**Stated problem**
Every line below is to be copied exactly, with the pictures left out.

**Recorded information**
* * * * * * * * *
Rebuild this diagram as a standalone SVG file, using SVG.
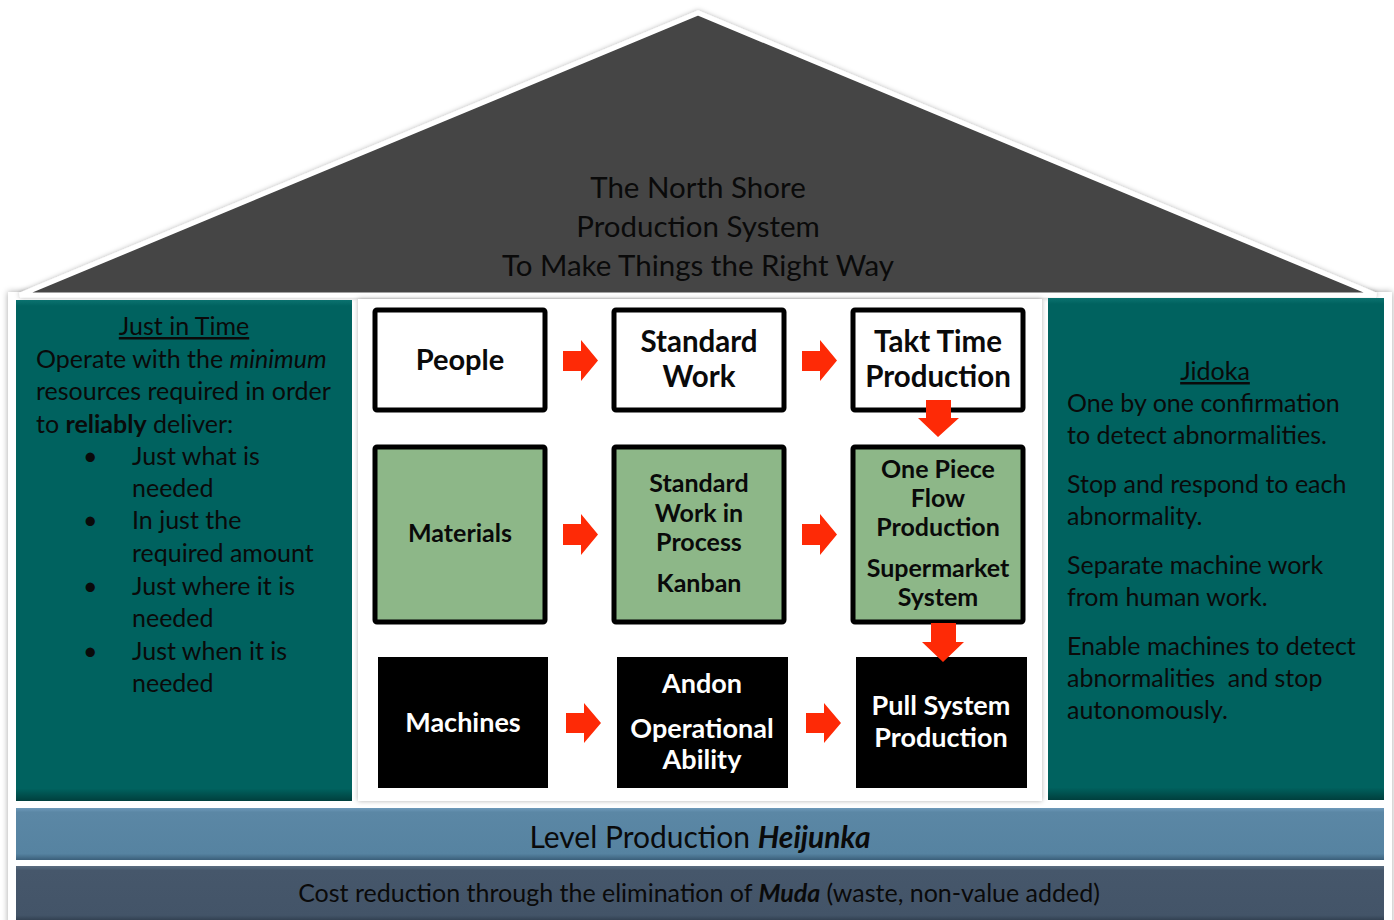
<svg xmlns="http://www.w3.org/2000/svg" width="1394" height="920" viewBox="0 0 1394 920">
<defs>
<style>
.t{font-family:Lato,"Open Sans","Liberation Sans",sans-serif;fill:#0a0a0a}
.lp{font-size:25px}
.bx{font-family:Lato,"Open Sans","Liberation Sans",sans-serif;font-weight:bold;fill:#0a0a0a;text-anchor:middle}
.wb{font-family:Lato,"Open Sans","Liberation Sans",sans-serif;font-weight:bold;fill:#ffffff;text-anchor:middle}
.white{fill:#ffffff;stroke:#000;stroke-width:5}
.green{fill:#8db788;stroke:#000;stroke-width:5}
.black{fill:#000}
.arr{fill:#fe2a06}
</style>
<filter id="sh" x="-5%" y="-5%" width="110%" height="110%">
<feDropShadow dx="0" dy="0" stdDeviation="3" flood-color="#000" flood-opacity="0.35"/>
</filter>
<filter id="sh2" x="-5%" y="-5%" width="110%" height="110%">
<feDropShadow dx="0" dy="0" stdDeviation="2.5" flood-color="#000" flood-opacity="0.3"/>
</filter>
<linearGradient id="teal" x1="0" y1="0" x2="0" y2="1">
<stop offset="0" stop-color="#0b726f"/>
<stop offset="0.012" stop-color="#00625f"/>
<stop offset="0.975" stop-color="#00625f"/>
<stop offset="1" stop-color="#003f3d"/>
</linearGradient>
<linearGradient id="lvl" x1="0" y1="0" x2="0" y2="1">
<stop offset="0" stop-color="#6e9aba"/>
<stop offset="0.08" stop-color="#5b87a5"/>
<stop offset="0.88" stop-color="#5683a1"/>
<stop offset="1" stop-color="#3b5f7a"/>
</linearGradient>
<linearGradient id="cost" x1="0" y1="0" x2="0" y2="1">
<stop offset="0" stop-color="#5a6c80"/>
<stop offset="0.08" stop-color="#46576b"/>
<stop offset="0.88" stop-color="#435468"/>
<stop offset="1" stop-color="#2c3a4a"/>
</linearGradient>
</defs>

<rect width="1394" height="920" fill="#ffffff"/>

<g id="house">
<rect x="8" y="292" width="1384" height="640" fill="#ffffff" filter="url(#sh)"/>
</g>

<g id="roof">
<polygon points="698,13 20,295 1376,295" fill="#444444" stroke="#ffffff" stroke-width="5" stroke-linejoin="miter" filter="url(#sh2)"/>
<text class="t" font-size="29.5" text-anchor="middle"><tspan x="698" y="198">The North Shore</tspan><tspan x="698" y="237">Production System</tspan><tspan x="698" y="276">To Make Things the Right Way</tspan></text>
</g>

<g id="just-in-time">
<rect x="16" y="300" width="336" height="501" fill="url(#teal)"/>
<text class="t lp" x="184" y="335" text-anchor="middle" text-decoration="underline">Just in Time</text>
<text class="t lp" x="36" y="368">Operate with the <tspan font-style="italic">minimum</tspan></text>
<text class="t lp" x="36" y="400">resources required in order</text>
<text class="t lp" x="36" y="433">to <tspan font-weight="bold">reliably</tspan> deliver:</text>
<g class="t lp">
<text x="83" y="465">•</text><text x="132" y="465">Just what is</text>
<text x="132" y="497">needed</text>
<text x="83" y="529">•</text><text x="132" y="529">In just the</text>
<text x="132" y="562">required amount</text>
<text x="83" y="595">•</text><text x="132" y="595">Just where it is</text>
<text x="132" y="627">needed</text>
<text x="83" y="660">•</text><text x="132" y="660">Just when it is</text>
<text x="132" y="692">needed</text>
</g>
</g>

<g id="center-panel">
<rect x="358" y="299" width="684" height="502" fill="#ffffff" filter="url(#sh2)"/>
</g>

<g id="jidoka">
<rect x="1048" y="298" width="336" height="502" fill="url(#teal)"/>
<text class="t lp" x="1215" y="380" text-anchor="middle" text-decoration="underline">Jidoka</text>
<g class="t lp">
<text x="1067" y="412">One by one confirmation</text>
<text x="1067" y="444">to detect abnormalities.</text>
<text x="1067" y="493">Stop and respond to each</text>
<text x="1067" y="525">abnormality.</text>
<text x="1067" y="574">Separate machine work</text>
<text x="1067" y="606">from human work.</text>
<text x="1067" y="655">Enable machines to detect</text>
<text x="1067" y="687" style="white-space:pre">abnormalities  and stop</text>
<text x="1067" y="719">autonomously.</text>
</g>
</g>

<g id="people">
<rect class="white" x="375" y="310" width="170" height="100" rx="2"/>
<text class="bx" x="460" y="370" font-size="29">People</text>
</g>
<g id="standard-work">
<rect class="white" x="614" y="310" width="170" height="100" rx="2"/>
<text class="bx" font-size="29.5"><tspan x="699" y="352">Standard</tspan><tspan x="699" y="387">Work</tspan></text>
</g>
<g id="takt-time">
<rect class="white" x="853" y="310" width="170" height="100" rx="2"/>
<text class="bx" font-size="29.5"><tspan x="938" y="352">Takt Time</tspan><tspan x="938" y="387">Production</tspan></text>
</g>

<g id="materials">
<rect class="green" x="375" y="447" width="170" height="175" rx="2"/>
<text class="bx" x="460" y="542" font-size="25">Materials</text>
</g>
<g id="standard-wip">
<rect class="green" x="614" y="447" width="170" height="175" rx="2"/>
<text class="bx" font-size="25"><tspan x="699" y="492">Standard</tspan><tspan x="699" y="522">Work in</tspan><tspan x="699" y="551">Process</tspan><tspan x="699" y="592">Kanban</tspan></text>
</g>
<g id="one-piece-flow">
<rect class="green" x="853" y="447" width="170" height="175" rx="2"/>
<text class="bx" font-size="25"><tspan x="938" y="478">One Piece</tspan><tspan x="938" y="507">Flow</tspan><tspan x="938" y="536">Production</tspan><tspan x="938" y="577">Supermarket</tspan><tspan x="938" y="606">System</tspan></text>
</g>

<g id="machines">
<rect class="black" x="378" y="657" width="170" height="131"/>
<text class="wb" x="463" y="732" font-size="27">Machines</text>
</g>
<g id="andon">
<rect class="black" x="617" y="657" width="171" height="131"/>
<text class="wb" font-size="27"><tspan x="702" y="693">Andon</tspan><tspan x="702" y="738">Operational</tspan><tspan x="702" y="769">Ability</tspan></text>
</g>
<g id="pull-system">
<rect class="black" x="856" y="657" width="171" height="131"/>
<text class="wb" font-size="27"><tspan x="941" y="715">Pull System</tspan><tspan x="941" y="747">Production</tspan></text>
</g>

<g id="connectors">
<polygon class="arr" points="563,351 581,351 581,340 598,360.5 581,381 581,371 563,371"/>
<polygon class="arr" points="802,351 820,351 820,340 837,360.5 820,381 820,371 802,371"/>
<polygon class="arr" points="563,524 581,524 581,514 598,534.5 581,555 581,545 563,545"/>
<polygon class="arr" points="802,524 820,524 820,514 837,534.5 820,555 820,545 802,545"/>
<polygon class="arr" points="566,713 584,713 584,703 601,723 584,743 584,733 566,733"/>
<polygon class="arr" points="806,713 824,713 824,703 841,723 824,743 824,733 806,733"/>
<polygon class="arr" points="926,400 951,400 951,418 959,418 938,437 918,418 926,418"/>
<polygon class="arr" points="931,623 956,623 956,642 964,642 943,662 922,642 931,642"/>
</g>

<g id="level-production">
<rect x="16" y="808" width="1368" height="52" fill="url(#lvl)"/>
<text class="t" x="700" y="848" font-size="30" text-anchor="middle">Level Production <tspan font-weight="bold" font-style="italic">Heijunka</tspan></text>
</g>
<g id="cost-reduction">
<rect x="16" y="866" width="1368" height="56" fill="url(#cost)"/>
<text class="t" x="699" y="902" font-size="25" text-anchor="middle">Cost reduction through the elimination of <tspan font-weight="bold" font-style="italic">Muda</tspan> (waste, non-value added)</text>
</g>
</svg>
* * * * * * * * *
**Complete response**
Rebuild this diagram as a standalone SVG file, using SVG.
<svg xmlns="http://www.w3.org/2000/svg" width="1394" height="920" viewBox="0 0 1394 920">
<defs>
<style>
.t{font-family:Lato,"Open Sans","Liberation Sans",sans-serif;fill:#0a0a0a}
.lp{font-size:25px}
.bx{font-family:Lato,"Open Sans","Liberation Sans",sans-serif;font-weight:bold;fill:#0a0a0a;text-anchor:middle}
.wb{font-family:Lato,"Open Sans","Liberation Sans",sans-serif;font-weight:bold;fill:#ffffff;text-anchor:middle}
.white{fill:#ffffff;stroke:#000;stroke-width:5}
.green{fill:#8db788;stroke:#000;stroke-width:5}
.black{fill:#000}
.arr{fill:#fe2a06}
</style>
<filter id="sh" x="-5%" y="-5%" width="110%" height="110%">
<feDropShadow dx="0" dy="0" stdDeviation="3" flood-color="#000" flood-opacity="0.35"/>
</filter>
<filter id="sh2" x="-5%" y="-5%" width="110%" height="110%">
<feDropShadow dx="0" dy="0" stdDeviation="2.5" flood-color="#000" flood-opacity="0.3"/>
</filter>
<linearGradient id="teal" x1="0" y1="0" x2="0" y2="1">
<stop offset="0" stop-color="#0b726f"/>
<stop offset="0.012" stop-color="#00625f"/>
<stop offset="0.975" stop-color="#00625f"/>
<stop offset="1" stop-color="#003f3d"/>
</linearGradient>
<linearGradient id="lvl" x1="0" y1="0" x2="0" y2="1">
<stop offset="0" stop-color="#6e9aba"/>
<stop offset="0.08" stop-color="#5b87a5"/>
<stop offset="0.88" stop-color="#5683a1"/>
<stop offset="1" stop-color="#3b5f7a"/>
</linearGradient>
<linearGradient id="cost" x1="0" y1="0" x2="0" y2="1">
<stop offset="0" stop-color="#5a6c80"/>
<stop offset="0.08" stop-color="#46576b"/>
<stop offset="0.88" stop-color="#435468"/>
<stop offset="1" stop-color="#2c3a4a"/>
</linearGradient>
</defs>

<rect width="1394" height="920" fill="#ffffff"/>

<g id="house">
<rect x="8" y="292" width="1384" height="640" fill="#ffffff" filter="url(#sh)"/>
</g>

<g id="roof">
<polygon points="698,13 20,295 1376,295" fill="#444444" stroke="#ffffff" stroke-width="5" stroke-linejoin="miter" filter="url(#sh2)"/>
<text class="t" font-size="29.5" text-anchor="middle"><tspan x="698" y="198">The North Shore</tspan><tspan x="698" y="237">Production System</tspan><tspan x="698" y="276">To Make Things the Right Way</tspan></text>
</g>

<g id="just-in-time">
<rect x="16" y="300" width="336" height="501" fill="url(#teal)"/>
<text class="t lp" x="184" y="335" text-anchor="middle" text-decoration="underline">Just in Time</text>
<text class="t lp" x="36" y="368">Operate with the <tspan font-style="italic">minimum</tspan></text>
<text class="t lp" x="36" y="400">resources required in order</text>
<text class="t lp" x="36" y="433">to <tspan font-weight="bold">reliably</tspan> deliver:</text>
<g class="t lp">
<text x="83" y="465">•</text><text x="132" y="465">Just what is</text>
<text x="132" y="497">needed</text>
<text x="83" y="529">•</text><text x="132" y="529">In just the</text>
<text x="132" y="562">required amount</text>
<text x="83" y="595">•</text><text x="132" y="595">Just where it is</text>
<text x="132" y="627">needed</text>
<text x="83" y="660">•</text><text x="132" y="660">Just when it is</text>
<text x="132" y="692">needed</text>
</g>
</g>

<g id="center-panel">
<rect x="358" y="299" width="684" height="502" fill="#ffffff" filter="url(#sh2)"/>
</g>

<g id="jidoka">
<rect x="1048" y="298" width="336" height="502" fill="url(#teal)"/>
<text class="t lp" x="1215" y="380" text-anchor="middle" text-decoration="underline">Jidoka</text>
<g class="t lp">
<text x="1067" y="412">One by one confirmation</text>
<text x="1067" y="444">to detect abnormalities.</text>
<text x="1067" y="493">Stop and respond to each</text>
<text x="1067" y="525">abnormality.</text>
<text x="1067" y="574">Separate machine work</text>
<text x="1067" y="606">from human work.</text>
<text x="1067" y="655">Enable machines to detect</text>
<text x="1067" y="687" style="white-space:pre">abnormalities  and stop</text>
<text x="1067" y="719">autonomously.</text>
</g>
</g>

<g id="people">
<rect class="white" x="375" y="310" width="170" height="100" rx="2"/>
<text class="bx" x="460" y="370" font-size="29">People</text>
</g>
<g id="standard-work">
<rect class="white" x="614" y="310" width="170" height="100" rx="2"/>
<text class="bx" font-size="29.5"><tspan x="699" y="352">Standard</tspan><tspan x="699" y="387">Work</tspan></text>
</g>
<g id="takt-time">
<rect class="white" x="853" y="310" width="170" height="100" rx="2"/>
<text class="bx" font-size="29.5"><tspan x="938" y="352">Takt Time</tspan><tspan x="938" y="387">Production</tspan></text>
</g>

<g id="materials">
<rect class="green" x="375" y="447" width="170" height="175" rx="2"/>
<text class="bx" x="460" y="542" font-size="25">Materials</text>
</g>
<g id="standard-wip">
<rect class="green" x="614" y="447" width="170" height="175" rx="2"/>
<text class="bx" font-size="25"><tspan x="699" y="492">Standard</tspan><tspan x="699" y="522">Work in</tspan><tspan x="699" y="551">Process</tspan><tspan x="699" y="592">Kanban</tspan></text>
</g>
<g id="one-piece-flow">
<rect class="green" x="853" y="447" width="170" height="175" rx="2"/>
<text class="bx" font-size="25"><tspan x="938" y="478">One Piece</tspan><tspan x="938" y="507">Flow</tspan><tspan x="938" y="536">Production</tspan><tspan x="938" y="577">Supermarket</tspan><tspan x="938" y="606">System</tspan></text>
</g>

<g id="machines">
<rect class="black" x="378" y="657" width="170" height="131"/>
<text class="wb" x="463" y="732" font-size="27">Machines</text>
</g>
<g id="andon">
<rect class="black" x="617" y="657" width="171" height="131"/>
<text class="wb" font-size="27"><tspan x="702" y="693">Andon</tspan><tspan x="702" y="738">Operational</tspan><tspan x="702" y="769">Ability</tspan></text>
</g>
<g id="pull-system">
<rect class="black" x="856" y="657" width="171" height="131"/>
<text class="wb" font-size="27"><tspan x="941" y="715">Pull System</tspan><tspan x="941" y="747">Production</tspan></text>
</g>

<g id="connectors">
<polygon class="arr" points="563,351 581,351 581,340 598,360.5 581,381 581,371 563,371"/>
<polygon class="arr" points="802,351 820,351 820,340 837,360.5 820,381 820,371 802,371"/>
<polygon class="arr" points="563,524 581,524 581,514 598,534.5 581,555 581,545 563,545"/>
<polygon class="arr" points="802,524 820,524 820,514 837,534.5 820,555 820,545 802,545"/>
<polygon class="arr" points="566,713 584,713 584,703 601,723 584,743 584,733 566,733"/>
<polygon class="arr" points="806,713 824,713 824,703 841,723 824,743 824,733 806,733"/>
<polygon class="arr" points="926,400 951,400 951,418 959,418 938,437 918,418 926,418"/>
<polygon class="arr" points="931,623 956,623 956,642 964,642 943,662 922,642 931,642"/>
</g>

<g id="level-production">
<rect x="16" y="808" width="1368" height="52" fill="url(#lvl)"/>
<text class="t" x="700" y="848" font-size="30" text-anchor="middle">Level Production <tspan font-weight="bold" font-style="italic">Heijunka</tspan></text>
</g>
<g id="cost-reduction">
<rect x="16" y="866" width="1368" height="56" fill="url(#cost)"/>
<text class="t" x="699" y="902" font-size="25" text-anchor="middle">Cost reduction through the elimination of <tspan font-weight="bold" font-style="italic">Muda</tspan> (waste, non-value added)</text>
</g>
</svg>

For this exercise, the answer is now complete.